Trans Fat Levels In Foods Declining In Canada
Member of Parliament for Charleswood–St. James–Assiniboia and Parliamentary Secretary for Health Steven Fletcher today announced that Canada is continuing to make progress in offering healthier food choices for Canadians. Results from the second set of data from Health Canada's trans fat monitoring program has been posted, and they continue to be encouraging.
In June 2007, the Government of Canada called on industry to voluntarily reduce the levels of trans fat in the Canadian food supply to the levels recommended by the Trans Fat Task Force, and announced that the Government would monitor the progress.
The Trans Fat Task Force recommended a trans fat limit of 2% of the total fat content for all vegetable oils and soft, spreadable margarines, and a limit of 5% of the total fat content for all other foods, including ingredients sold to restaurants.
"I am very pleased to see that industry is continuing to make progress to reduce the levels of trans fat," said Parliamentary Secretary Fletcher. "This second set of data, which focused on popular fast food chains and family restaurants in Canada, further illustrates the commitment of industry to achieve the limits recommended by the Trans Fat Task Force. The fact that we're seeing reductions in the levels of trans fat in so many areas is great news for all Canadians."

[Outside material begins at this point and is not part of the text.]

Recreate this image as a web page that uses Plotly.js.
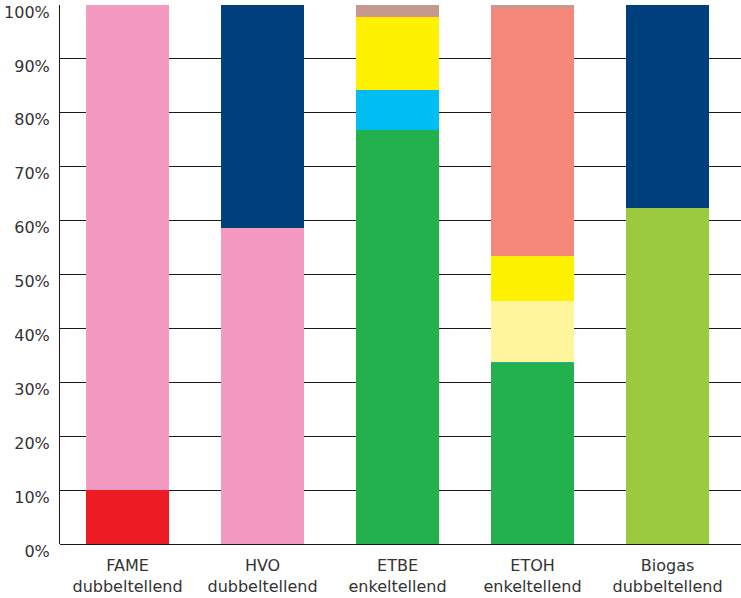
<!DOCTYPE html>
<html>
<head>
<meta charset="utf-8">
<script src="https://cdn.plot.ly/plotly-3.0.1.min.js"></script>
<style>
  html, body { margin: 0; padding: 0; background: #fff; }
  #chart { width: 741px; height: 598px; }
</style>
</head>
<body>
<div id="chart"></div>
<script>
// Categories (x axis)
const categories = [
    'FAME<br>dubbeltellend',
    'HVO<br>dubbeltellend',
    'ETBE<br>enkeltellend',
    'ETOH<br>enkeltellend',
    'Biogas<br>dubbeltellend'
];

// Share per segment, in percent, bottom to top
const redPart        = [10,   0,    0,    0,    0];
const pinkPart       = [90,   58.7, 0,    0,    0];
const greenPart      = [0,    0,    76.9, 33.5, 0];
const limePart       = [0,    0,    0,    0,    62.3];
const tealPart       = [0,    0,    0,    0.2,  0];
const bluePart       = [0,    0,    7.3,  0,    0];
const paleYellowPart = [0,    0,    0,    11.3, 0];
const yellowPart     = [0,    0,    13.5, 8.5,  0];
const salmonPart     = [0,    0,    0.2,  46.0, 0];
const brownPart      = [0,    0,    2.1,  0.5,  0];
const navyPart       = [0,    41.3, 0,    0,    37.7];

const segments = [
    { y: redPart,        color: '#ED1C24' },
    { y: pinkPart,       color: '#F49AC1' },
    { y: greenPart,      color: '#22B14C' },
    { y: limePart,       color: '#9BCA3E' },
    { y: tealPart,       color: '#1DB59E' },
    { y: bluePart,       color: '#00BDF2' },
    { y: paleYellowPart, color: '#FFF59D' },
    { y: yellowPart,     color: '#FFF200' },
    { y: salmonPart,     color: '#F4877A' },
    { y: brownPart,      color: '#C49A8E' },
    { y: navyPart,       color: '#003F7D' }
];

const traces = segments.map(s => ({
    type: 'bar',
    x: categories,
    y: s.y,
    marker: { color: s.color, line: { width: 0 } },
    hoverinfo: 'skip',
    showlegend: false
}));

const font = { family: 'DejaVu Sans, Verdana, sans-serif', size: 16, color: '#333333' };

Plotly.newPlot('chart', traces, {
    width: 741,
    height: 598,
    barmode: 'stack',
    bargap: 0.39,
    margin: { l: 60, r: 0, t: 5, b: 54 },
    paper_bgcolor: '#ffffff',
    plot_bgcolor: '#ffffff',
    font: font,
    xaxis: {
        type: 'category',
        range: [-0.5, 4.544],
        showgrid: false,
        zeroline: false,
        showline: false,
        ticks: '',
        tickfont: font,
        ticklabelstandoff: 10
    },
    yaxis: {
        range: [0, 100],
        dtick: 10,
        ticksuffix: '%',
        showgrid: true,
        gridcolor: '#1a1a1a',
        gridwidth: 1,
        zeroline: true,
        zerolinecolor: '#1a1a1a',
        zerolinewidth: 1,
        showline: true,
        linecolor: '#1a1a1a',
        linewidth: 1,
        ticks: '',
        tickfont: font,
        ticklabelstandoff: 6,
        ticklabelshift: 7
    }
}, { displayModeBar: false, staticPlot: true });
</script>
</body>
</html>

"Today's results are extremely encouraging and demonstrate the tremendous progress made by the entire food industry in reducing trans fat in the food supply," said Ron Reaman, Vice President Federal of the Canadian Restaurant and Foodservices Association. "To have achieved these levels of trans fat reductions, well in advance of the Minister's June 2009 deadline, is a testament to the industry's genuine commitment to implementing the national Trans Fat Task Force recommendations which we all support and which deliver healthier options for Canadians."
Eating Well With Canada's Food Guide provides recommendations on the amount and type of food recommended to ensure a healthy diet. Canadians are advised to limit the amount of saturated and trans fat in their diet for good health.
"By monitoring trans fat levels and releasing further trans fat data today, we are helping Canadian families to better understand the foods they are eating,” said Parliamentary Secretary Fletcher. "I am also pleased to announce that the recently updated resource booklet Nutrient Value of Some Common Foods is now free of charge to Canadians. This booklet provides detailed information on the nutrient values of over 1000 of the most commonly consumed foods in Canada and is another tool that can assist Canadians in making healthy foods choices and live healthier lives."
The next set of data to be posted as part of Health Canada's trans fat monitoring program is planned for the end of 2008.